Тут совсем недавно случилась авария с пострадавшими, место это оцепили, и движение из пятиполосного стало двухполосным. Проезжая мимо, я увидела мужчину, который сидел прямо на земле у разделительной полосы и держался за голову, обвязанную бинтом. Может, ему было больно. Может, в этой аварии пострадал самый дорогой ему человек. Может, он вообще не понял, что случилось.

Когда я проезжала мимо, он вдруг поднял голову и посмотрел мне прямо в глаза. Это было очень страшно. Он будто спрашивал меня: «Что мне теперь делать? Как мне теперь жить?» – а я не знала ответа.

Что я, нарядная, с локонами и макияжем, знаю об его жизни? Кто он, сидящий на дороге мужчина? Он явно выбит из колеи на обочину, на разделительную полосу, несчастный, с кровавой головой. Мы вообще в этот момент живем с ним на разных планетах, в разных измерениях. Чем я могу его поддержать? Сказать «успокойся»?

Слово «успокойся» для взбешенного или растерянного человека – худшее успокоительное в мире.

Сзади резко поклаксонили. Мол, что встала, поехали! Люди спешили в свои жизни, семьи, дома. Меня ждали друзья, ресторан, шутки и салаты. И я нажала на газ, ускорилась, чтобы не создавать пробку.

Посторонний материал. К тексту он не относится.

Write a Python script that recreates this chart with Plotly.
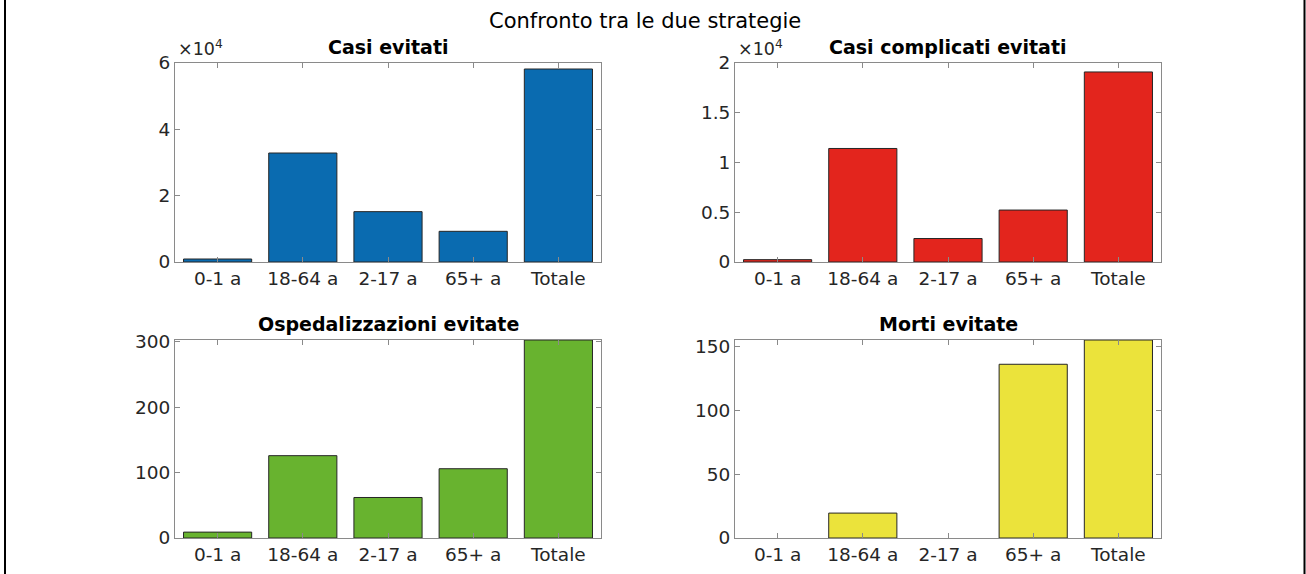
import plotly.graph_objects as go

categories = ["0-1 a", "18-64 a", "2-17 a", "65+ a", "Totale"]
casi_evitati = [905, 32860, 15180, 9250, 58190]
casi_complicati = [236, 11410, 2360, 5220, 19100]
ospedalizzazioni = [9, 126, 62, 106, 303]
morti = [0, 19.5, 0, 136, 155]

titles = ["Casi evitati", "Casi complicati evitati", "Ospedalizzazioni evitate", "Morti evitate"]
colors = ["#0A6BB0", "#E3251D", "#68B32F", "#EBE33B"]
series = [casi_evitati, casi_complicati, ospedalizzazioni, morti]
y_ranges = [[0, 60000], [0, 20000], [0, 303], [0, 155]]
tick_vals = [[0, 20000, 40000, 60000], [0, 5000, 10000, 15000, 20000],
             [0, 100, 200, 300], [0, 50, 100, 150]]
tick_text = [["0", "2", "4", "6"], ["0", "0.5", "1", "1.5", "2"],
             ["0", "100", "200", "300"], ["0", "50", "100", "150"]]

W, H = 1306, 574
# pixel boxes (left, right, top, bottom)
boxes = [(175, 601, 63, 262), (735, 1161, 63, 262),
         (175, 601, 340, 538), (735, 1161, 340, 538)]

fig = go.Figure()
ann = []
font_fam = "DejaVu Sans"
for i in range(4):
    l, r, t, b = boxes[i]
    xa = "xaxis" if i == 0 else f"xaxis{i+1}"
    ya = "yaxis" if i == 0 else f"yaxis{i+1}"
    xref = "x" if i == 0 else f"x{i+1}"
    yref = "y" if i == 0 else f"y{i+1}"
    lw = [0 if v == 0 else 1 for v in series[i]]
    fig.add_trace(go.Bar(x=categories, y=series[i], marker_color=colors[i],
                         marker_line_color="#262626", marker_line_width=lw,
                         width=0.8, xaxis=xref, yaxis=yref, showlegend=False))
    axis_common = dict(showline=True, linecolor="#8a8a8a", linewidth=1, mirror="ticks",
                       ticks="inside", ticklen=5, tickcolor="#8a8a8a", showgrid=False,
                       zeroline=False, automargin=False,
                       tickfont=dict(family=font_fam, size=18.5, color="#262626"))
    fig.update_layout({
        xa: dict(domain=[l / W, r / W], anchor=yref, range=[-0.5, 4.5],
                 type="category", categoryorder="array", categoryarray=categories, **axis_common),
        ya: dict(domain=[1 - b / H, 1 - t / H], anchor=xref, range=y_ranges[i],
                 tickvals=tick_vals[i], ticktext=tick_text[i], **axis_common),
    })
    ann.append(dict(text="<b>" + titles[i] + "</b>", x=(l + r) / 2 / W, y=1 - (t - 3) / H,
                    xref="paper", yref="paper", xanchor="center", yanchor="bottom",
                    showarrow=False, font=dict(family=font_fam, size=19, color="black")))
    if i < 2:
        ann.append(dict(text="×10<sup>4</sup>", x=(l + 1) / W, y=1 - (t - 2) / H,
                        xref="paper", yref="paper", xanchor="left", yanchor="bottom",
                        showarrow=False, font=dict(family=font_fam, size=17.5, color="#262626")))

ann.append(dict(text="Confronto tra le due strategie", x=645 / W, y=1 - 7 / H,
                xref="paper", yref="paper", xanchor="center", yanchor="top",
                showarrow=False, font=dict(family=font_fam, size=21, color="black")))

shapes = [
    dict(type="line", xref="paper", yref="paper", x0=5 / W, x1=5 / W, y0=0, y1=1,
         line=dict(color="black", width=2)),
    dict(type="line", xref="paper", yref="paper", x0=1304.5 / W, x1=1304.5 / W, y0=0, y1=1,
         line=dict(color="black", width=2)),
]

fig.update_layout(template="none", width=W, height=H, margin=dict(l=0, r=0, t=0, b=0, pad=0),
                  paper_bgcolor="white", plot_bgcolor="white",
                  annotations=ann, shapes=shapes, bargap=0.2)
fig.write_html("out.html", config={"displayModeBar": False},
               post_script="document.body.style.margin='0';document.body.style.overflow='hidden';")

Мне кажется, когда кто-то из нас попадает в жизненную аварию, то она очень похожа на ту, дорожную. Вот девушку ударил муж. Она сидит на дороге, она растеряна, рушится ее семья, она не знает, что делать, где бинтовать. Как забинтовать сердце, разрывающееся от боли?

Она написала пост. Мы все увидели ее аварию. Мы все едем мимо в своих машинах, в капсулах своей жизни. Что мы знаем о ней? Ничего. Только то, что у нее есть малыш. Это, кстати, усугубляет ситуацию: куда ей, милые советчицы, в ночь с грудным ребенком «уходить, бежать, чтобы ни минуты не жить с ним»?

Мне захотелось поддержать эту попавшую в семейную аварию девушку, и я стала писать свой комментарий. Я не знала, как его сформулировать, ибо все приходившие в голову варианты были созвучны голосу толпы. Мол, уходи, беги, ни минуты не живи… Я боялась написать что-то, что не совпадет с пятью сотнями женщин, которые в теории знают, как правильно вести себя в аварии.

Однажды на курсах аварийного вождения тренер пояснил, что если вы едете на скорости по шоссе и вдруг дорогу перебегает собака, то… спасая себя, добавьте газу, давите собаку. Я четко усвоила это правило. В теории.

Но когда эта ситуация действительно произошла со мной, а я была в машине с детьми и ехала достаточно быстро, и вдруг – откуда? откуда? – прямо перед капотом возникла собака, я… не смогла. Не смогла нажать на газ. Я стала тормозить, выкручивать руль и совершила все ошибки, какие только было возможно совершить в той ситуации. И чудом мы остались живы. Вот и все отличие теории от практики.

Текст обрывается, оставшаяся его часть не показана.